**Exercise**. Pick out the lines below that contain the string "chart" and copy them all.

**Extracted records**.
• • • • •

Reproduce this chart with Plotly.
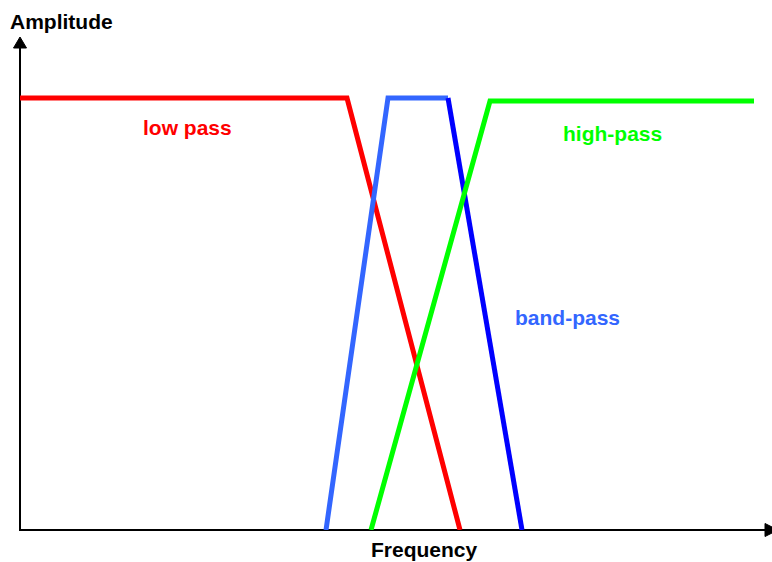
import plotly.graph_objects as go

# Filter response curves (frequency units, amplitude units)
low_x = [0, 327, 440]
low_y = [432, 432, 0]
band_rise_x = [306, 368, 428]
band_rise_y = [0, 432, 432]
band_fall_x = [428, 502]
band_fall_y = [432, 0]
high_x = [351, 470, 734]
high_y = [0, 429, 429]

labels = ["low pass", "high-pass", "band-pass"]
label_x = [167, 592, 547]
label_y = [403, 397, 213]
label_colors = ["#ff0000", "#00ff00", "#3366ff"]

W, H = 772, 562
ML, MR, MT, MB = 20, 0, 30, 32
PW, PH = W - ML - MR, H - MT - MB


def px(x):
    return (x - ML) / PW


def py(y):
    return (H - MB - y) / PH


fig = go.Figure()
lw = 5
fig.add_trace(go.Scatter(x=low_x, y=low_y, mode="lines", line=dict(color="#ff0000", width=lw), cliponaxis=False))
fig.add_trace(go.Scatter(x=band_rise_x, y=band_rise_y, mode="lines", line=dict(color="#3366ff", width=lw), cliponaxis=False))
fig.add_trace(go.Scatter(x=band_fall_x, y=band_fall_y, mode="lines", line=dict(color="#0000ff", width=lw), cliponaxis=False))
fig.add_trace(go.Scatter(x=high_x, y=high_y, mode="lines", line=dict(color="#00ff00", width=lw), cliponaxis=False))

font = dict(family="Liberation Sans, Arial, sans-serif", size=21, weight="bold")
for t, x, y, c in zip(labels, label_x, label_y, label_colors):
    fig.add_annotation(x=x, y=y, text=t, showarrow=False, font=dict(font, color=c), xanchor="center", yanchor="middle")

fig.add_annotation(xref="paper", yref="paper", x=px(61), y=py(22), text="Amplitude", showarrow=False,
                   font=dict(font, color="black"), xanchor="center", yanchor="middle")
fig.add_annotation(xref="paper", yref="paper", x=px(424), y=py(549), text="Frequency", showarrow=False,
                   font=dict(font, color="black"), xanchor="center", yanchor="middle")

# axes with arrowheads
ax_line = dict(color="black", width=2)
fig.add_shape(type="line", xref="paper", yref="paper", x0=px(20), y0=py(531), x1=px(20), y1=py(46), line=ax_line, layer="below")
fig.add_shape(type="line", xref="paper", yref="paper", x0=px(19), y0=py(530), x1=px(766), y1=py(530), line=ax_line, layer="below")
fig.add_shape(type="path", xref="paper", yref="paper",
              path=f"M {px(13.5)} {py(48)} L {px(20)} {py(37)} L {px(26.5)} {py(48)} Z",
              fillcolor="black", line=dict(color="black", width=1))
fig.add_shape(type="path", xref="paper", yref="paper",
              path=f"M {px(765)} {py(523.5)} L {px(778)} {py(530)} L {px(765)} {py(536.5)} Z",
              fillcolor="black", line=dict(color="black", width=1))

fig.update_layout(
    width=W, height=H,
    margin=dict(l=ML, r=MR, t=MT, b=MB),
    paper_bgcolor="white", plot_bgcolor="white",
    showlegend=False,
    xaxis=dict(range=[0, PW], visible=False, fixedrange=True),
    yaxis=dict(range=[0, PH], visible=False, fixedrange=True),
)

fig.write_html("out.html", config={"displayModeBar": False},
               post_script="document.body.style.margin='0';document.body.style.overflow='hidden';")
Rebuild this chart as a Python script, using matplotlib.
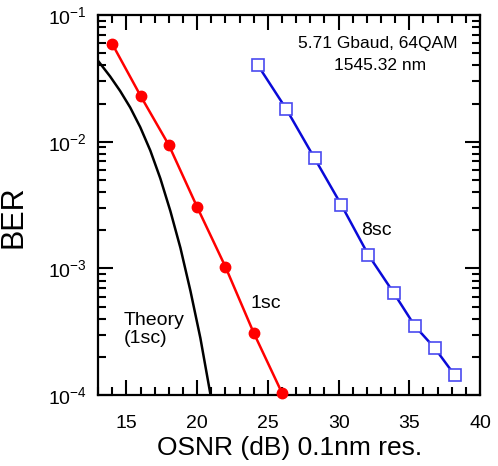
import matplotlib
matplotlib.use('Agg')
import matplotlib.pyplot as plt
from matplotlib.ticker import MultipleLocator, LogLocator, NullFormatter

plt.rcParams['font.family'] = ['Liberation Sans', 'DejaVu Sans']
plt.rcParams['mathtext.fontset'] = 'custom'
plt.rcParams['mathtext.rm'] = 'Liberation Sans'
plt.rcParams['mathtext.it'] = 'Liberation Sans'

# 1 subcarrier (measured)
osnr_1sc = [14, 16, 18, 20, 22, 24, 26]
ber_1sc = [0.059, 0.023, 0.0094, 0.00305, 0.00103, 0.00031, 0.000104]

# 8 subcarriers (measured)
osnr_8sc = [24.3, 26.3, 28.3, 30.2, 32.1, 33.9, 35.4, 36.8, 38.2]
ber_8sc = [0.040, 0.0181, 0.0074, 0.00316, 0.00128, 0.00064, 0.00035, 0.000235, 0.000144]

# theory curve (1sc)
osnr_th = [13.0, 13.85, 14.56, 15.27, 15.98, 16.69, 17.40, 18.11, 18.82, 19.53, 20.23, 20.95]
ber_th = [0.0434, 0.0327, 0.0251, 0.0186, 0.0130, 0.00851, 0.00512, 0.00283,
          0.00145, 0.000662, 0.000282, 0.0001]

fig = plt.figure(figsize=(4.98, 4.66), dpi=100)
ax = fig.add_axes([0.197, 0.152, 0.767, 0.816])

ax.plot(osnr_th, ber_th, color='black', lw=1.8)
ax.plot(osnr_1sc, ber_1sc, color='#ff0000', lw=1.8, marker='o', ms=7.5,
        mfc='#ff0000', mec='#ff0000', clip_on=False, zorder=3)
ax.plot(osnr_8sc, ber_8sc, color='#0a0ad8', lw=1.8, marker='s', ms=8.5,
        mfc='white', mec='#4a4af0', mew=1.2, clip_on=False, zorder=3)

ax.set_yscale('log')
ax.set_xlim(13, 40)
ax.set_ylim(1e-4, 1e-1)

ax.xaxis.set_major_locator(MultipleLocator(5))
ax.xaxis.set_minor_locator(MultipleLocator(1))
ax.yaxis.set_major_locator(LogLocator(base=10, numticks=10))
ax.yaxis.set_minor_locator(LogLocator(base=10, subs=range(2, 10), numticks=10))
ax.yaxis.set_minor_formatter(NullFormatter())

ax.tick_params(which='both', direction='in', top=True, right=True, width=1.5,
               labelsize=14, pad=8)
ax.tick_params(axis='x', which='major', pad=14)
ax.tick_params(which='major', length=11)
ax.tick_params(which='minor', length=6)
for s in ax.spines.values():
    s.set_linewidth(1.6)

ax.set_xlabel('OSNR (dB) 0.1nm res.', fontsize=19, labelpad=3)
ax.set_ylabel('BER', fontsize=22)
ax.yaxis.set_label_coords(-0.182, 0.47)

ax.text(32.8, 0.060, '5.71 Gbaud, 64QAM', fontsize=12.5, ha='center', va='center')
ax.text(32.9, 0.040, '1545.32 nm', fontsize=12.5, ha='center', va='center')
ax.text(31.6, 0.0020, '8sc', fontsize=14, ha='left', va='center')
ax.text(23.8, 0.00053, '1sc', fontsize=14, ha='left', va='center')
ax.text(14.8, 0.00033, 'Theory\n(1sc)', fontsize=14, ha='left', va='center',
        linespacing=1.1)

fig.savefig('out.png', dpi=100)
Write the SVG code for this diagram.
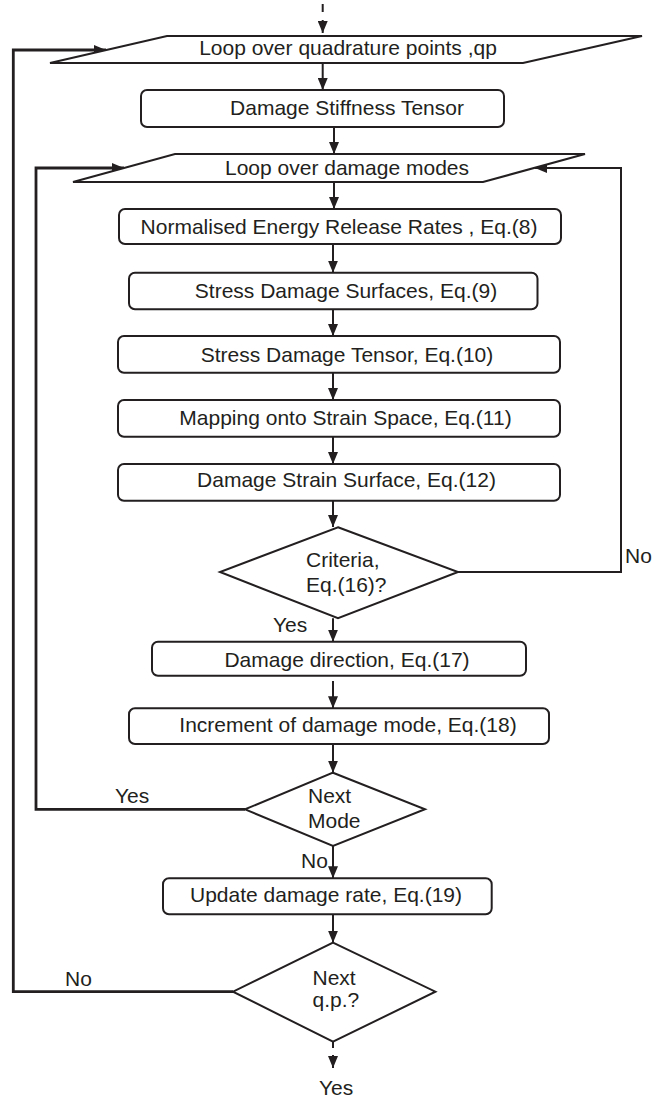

• • • • •

**The answer**.
Reproduce this chart with Plotly.
Rebuild this chart as a Python script, using matplotlib.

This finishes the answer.